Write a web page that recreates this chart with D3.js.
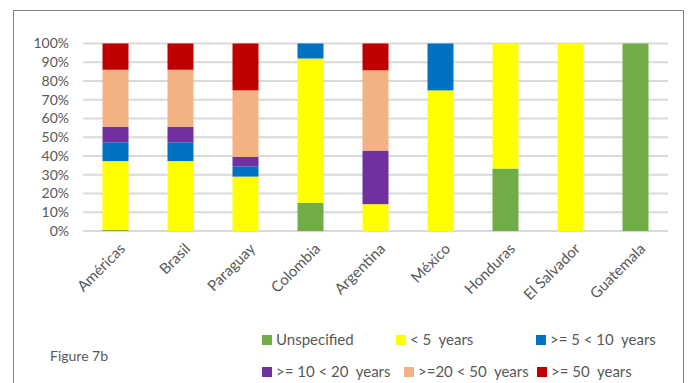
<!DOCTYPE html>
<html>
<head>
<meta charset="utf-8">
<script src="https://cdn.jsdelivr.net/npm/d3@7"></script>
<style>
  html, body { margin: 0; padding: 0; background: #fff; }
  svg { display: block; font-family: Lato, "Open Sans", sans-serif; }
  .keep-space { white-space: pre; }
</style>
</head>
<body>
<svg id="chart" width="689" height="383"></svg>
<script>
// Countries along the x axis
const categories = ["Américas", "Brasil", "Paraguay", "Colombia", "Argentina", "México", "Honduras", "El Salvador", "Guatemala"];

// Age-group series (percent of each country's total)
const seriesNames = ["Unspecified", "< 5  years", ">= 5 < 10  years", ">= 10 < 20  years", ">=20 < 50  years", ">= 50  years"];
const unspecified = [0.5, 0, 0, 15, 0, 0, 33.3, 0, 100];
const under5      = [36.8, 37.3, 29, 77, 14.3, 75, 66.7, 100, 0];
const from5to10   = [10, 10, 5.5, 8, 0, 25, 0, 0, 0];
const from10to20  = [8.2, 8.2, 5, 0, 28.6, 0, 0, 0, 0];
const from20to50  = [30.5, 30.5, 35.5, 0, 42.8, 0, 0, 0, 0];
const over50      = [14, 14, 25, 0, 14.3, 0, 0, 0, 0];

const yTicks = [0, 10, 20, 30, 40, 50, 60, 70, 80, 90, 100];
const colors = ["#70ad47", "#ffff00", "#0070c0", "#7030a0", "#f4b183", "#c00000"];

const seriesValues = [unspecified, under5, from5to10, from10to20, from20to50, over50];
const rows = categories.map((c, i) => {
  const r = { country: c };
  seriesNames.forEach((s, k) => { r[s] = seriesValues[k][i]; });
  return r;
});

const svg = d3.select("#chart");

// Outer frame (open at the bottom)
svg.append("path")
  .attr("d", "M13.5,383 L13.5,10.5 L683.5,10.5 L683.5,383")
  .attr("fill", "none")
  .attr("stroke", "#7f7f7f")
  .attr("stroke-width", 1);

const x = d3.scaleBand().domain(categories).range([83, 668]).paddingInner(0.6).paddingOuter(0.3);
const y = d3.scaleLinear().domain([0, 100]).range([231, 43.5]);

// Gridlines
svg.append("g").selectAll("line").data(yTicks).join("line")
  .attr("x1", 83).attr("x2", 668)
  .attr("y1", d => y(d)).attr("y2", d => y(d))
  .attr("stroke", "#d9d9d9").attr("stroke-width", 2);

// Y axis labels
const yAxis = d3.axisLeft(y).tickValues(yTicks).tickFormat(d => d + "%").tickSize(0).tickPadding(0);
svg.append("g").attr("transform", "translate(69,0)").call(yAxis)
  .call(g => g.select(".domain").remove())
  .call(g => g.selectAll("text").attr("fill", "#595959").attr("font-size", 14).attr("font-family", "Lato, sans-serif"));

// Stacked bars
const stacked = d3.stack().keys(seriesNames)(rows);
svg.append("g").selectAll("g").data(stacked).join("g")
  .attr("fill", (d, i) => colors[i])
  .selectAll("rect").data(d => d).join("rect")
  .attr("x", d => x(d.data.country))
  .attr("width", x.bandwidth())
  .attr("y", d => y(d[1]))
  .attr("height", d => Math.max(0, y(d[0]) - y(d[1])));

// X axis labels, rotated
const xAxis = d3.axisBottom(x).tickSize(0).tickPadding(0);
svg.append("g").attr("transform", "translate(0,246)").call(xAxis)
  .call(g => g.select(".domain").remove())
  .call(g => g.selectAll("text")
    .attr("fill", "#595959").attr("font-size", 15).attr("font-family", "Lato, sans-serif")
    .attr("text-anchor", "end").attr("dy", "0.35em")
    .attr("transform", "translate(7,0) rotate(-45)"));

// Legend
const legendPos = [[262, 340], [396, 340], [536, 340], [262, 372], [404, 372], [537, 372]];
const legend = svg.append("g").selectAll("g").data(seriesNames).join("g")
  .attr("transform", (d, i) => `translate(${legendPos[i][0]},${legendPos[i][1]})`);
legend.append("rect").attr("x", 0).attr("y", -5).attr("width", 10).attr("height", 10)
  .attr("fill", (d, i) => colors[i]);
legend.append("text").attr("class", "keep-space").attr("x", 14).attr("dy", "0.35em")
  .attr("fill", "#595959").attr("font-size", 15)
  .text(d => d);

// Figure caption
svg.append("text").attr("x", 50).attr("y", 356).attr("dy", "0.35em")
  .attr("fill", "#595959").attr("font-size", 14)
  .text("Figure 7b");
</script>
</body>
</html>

※ ※ ※

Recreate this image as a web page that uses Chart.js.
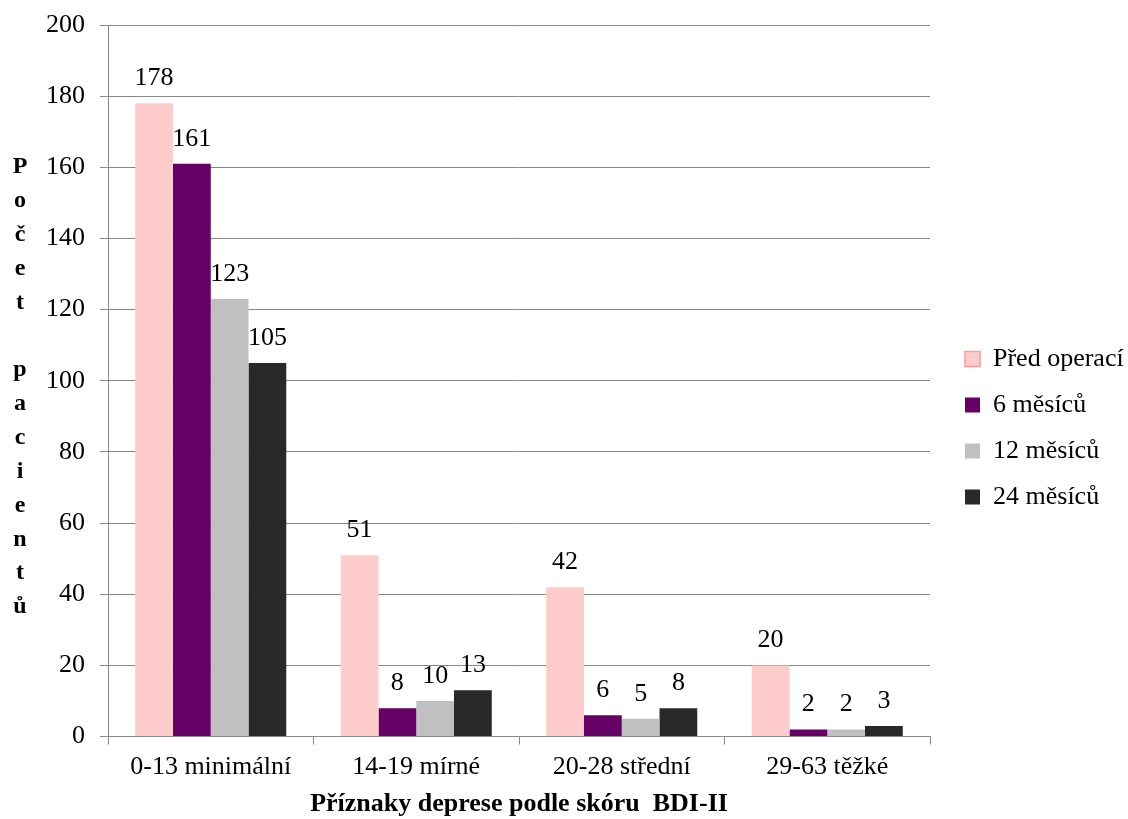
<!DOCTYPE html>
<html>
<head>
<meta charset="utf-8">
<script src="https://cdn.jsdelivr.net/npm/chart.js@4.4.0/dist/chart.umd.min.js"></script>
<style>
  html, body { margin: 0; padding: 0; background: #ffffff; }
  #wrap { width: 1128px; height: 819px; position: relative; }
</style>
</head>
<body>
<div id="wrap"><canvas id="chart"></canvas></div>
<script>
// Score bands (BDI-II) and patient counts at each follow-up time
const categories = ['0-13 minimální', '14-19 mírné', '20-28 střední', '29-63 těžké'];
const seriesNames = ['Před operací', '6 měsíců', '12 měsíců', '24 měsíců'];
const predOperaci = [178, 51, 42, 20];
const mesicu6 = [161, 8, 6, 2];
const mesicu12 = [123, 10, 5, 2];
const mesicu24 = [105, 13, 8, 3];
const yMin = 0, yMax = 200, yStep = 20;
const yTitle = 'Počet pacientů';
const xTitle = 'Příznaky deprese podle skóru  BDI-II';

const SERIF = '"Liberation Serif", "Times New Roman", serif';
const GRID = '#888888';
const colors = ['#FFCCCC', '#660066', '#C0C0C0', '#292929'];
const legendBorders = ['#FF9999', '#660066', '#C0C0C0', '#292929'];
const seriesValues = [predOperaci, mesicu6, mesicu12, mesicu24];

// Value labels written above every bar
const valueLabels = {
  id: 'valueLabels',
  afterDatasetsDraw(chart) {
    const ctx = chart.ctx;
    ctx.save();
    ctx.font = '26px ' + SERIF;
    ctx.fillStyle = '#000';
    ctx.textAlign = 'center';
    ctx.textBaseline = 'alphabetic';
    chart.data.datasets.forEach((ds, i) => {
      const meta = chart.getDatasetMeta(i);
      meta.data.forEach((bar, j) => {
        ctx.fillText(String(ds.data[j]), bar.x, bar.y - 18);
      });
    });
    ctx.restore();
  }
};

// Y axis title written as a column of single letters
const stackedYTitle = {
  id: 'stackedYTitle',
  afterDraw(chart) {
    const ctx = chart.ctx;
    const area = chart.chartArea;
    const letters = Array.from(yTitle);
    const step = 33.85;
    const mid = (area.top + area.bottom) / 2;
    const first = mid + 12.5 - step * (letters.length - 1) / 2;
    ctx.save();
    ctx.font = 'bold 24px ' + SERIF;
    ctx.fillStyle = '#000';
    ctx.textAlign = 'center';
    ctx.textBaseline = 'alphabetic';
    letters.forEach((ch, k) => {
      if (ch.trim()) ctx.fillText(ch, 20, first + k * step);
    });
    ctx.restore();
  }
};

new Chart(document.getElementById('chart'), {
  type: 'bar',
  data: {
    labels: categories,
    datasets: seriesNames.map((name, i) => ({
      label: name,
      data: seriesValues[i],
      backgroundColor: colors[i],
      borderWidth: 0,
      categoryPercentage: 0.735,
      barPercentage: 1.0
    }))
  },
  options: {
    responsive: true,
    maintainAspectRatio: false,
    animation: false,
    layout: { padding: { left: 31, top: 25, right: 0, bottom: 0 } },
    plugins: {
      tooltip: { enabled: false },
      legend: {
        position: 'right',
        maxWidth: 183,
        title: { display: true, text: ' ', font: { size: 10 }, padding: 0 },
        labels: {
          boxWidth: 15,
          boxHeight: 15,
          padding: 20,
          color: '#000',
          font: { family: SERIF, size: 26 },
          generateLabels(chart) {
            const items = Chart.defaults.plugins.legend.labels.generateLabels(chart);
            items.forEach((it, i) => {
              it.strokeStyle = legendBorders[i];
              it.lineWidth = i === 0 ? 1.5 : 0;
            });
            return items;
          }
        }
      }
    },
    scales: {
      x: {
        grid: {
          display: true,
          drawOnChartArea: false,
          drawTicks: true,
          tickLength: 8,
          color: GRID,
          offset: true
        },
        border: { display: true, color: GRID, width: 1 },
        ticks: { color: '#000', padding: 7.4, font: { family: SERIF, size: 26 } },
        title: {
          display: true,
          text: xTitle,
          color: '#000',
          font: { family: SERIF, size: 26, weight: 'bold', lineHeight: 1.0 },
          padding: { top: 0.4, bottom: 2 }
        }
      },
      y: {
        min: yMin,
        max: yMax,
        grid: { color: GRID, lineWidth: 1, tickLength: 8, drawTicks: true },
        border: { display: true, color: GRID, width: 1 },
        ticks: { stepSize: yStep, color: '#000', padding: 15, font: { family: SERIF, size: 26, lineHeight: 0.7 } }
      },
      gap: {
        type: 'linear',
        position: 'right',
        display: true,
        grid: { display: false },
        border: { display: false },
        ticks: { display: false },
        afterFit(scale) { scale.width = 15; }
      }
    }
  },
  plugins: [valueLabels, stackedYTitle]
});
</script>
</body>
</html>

※ ※ ※

Select and copy every line of the material that holds the string "this".

TASK RESULT:
Write a web page that recreates this chart with D3.js.
Recreate this image as a web page that uses Chart.js.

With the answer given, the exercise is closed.